Longitudinal Stability
Longitudinal stability is stability around the lateral axis, and is also called pitch stability. It is called pitch stability because an aircraft pitches around the lateral axis.
To keep lateral and longitudinal stability straight in your head, remember that they are opposites:
Lateral stability = around Longitudinal axis
Longitudinal stability = around Lateral axis
Airplanes that have longitudinal or pitch stability are constructed so that the nose does not easily pitch up or down. Two main factors cause an airplane to be longitudinally stable:
1. Size and Postion of the Horizontal Stabilizer
You will remember from some of the earliest classes that the horizontal stablizer is found on the tail of the airplane.

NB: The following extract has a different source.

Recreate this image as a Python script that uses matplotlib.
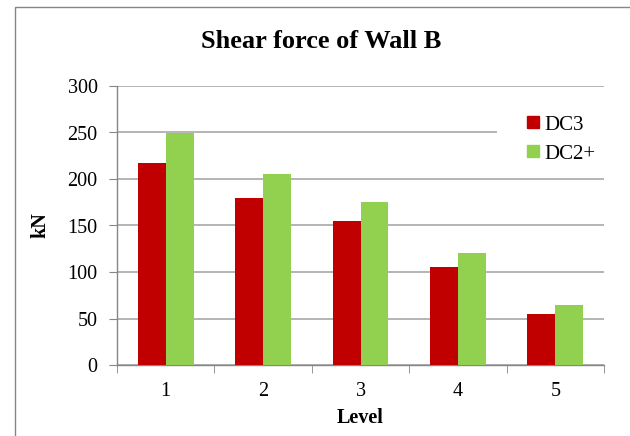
import numpy as np
import matplotlib
matplotlib.use('Agg')
import matplotlib.pyplot as plt
from matplotlib.lines import Line2D
from matplotlib.patches import Rectangle

# data
levels = ['1', '2', '3', '4', '5']
dc3 = [217, 180, 155, 105, 55]
dc2p = [249, 205, 175, 120, 64]

plt.rcParams['font.family'] = ['Liberation Serif', 'DejaVu Serif']

W, H = 630, 436
fig = plt.figure(figsize=(W / 100, H / 100), dpi=100)
ax = fig.add_axes([117 / W, 1 - 365 / H, (604 - 117) / W, (365 - 86) / H])

x = np.arange(1, len(levels) + 1)
bw = 1 / 3.5
ax.bar(x - bw / 2, dc3, bw, color='#C00000', zorder=3)
ax.bar(x + bw / 2, dc2p, bw, color='#92D050', zorder=3)

ax.set_xlim(0.5, 5.5)
ax.set_ylim(0, 300)
ax.set_yticks(range(0, 301, 50))
ax.set_xticks(x)
ax.set_xticklabels(levels)
ax.set_xticks(np.arange(0.5, 6, 1), minor=True)
ax.tick_params(axis='x', which='major', length=0, pad=12, labelsize=14.5)
ax.tick_params(axis='x', which='minor', length=6, color='#868686', direction='out')
ax.tick_params(axis='y', length=6, color='#868686', pad=8, labelsize=14.5)

ax.grid(axis='y', color='#a0a0a0', lw=1.1, zorder=0)
for s in ['top', 'right']:
    ax.spines[s].set_visible(False)
for s in ['left', 'bottom']:
    ax.spines[s].set_color('#868686')
    ax.spines[s].set_linewidth(1)
ax.spines['left'].set_zorder(4)

ax.set_xlabel('Level', fontsize=14.5, fontweight='bold', labelpad=5)
ax.set_ylabel('kN', fontsize=14.5, fontweight='bold', labelpad=12)
fig.text(0.5 + 6 / W, 1 - 42 / H, 'Shear force of Wall B', ha='center', va='center',
         fontsize=19, fontweight='bold')

# white legend area that breaks the 250 gridline
fig.patches.append(Rectangle((497 / W, 1 - 172 / H), 125 / W, 78 / H,
                             transform=fig.transFigure, facecolor='white',
                             edgecolor='none', zorder=5))
handles = [Line2D([], [], marker='s', ls='', color='#C00000', markersize=8.5),
           Line2D([], [], marker='s', ls='', color='#92D050', markersize=8.5)]
leg = fig.legend(handles, ['DC3', 'DC2+'], loc='upper left',
                 bbox_to_anchor=(527 / W, 1 - 115 / H), frameon=False,
                 fontsize=15, handlelength=0.6, handletextpad=0.25,
                 labelspacing=0.45, borderpad=0, borderaxespad=0)
leg.set_zorder(6)

# outer chart border
fig.patches.append(Rectangle((15 / W, -0.1), 1.2, 1 - 7 / H + 0.1,
                             transform=fig.transFigure, fill=False,
                             edgecolor='#868686', lw=1))

fig.savefig('out.png', dpi=100)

The angle that the horizontal stabilizer is set and the size of the stabilizer has an effect on the longitudinal stability of the aircraft, becuase of the way that the downwash from the wings strikes the surface of the stabilizer.
2. Position of the Centre of Gravity
In much the same way that proper distribution of weight affects lateral stability, the position of the centre of gravity affects longitudinal stability, if there is too much weight aft (near the tail) the nose will tend to pitch up.
Directional Stability
Directional stability is stability around the vertical (also known as the normal) axis. Many things affect directional stability, including keel effect and sweepback. The most important is the fin.
The Fin
You will remember from your early classes that the fin is the vertical surface at the tail of the airplane, consisting of the rudder and the unmoveable vertical piece. Most of us are familiar with a weather vane. A weather vane is a device that is made of a pointing device, such as an arrow, and parts that indicate direction, North, South, East and West. The wind blows the arrow so that it shows the direction that the wind is blowing.
An aircraft's tail section works in a similar way to the arrow of a weather vane. If the aircraft yaws away (turns) from its normal flight path, the wind will hit the side of the aircraft and puch it back into straight flight.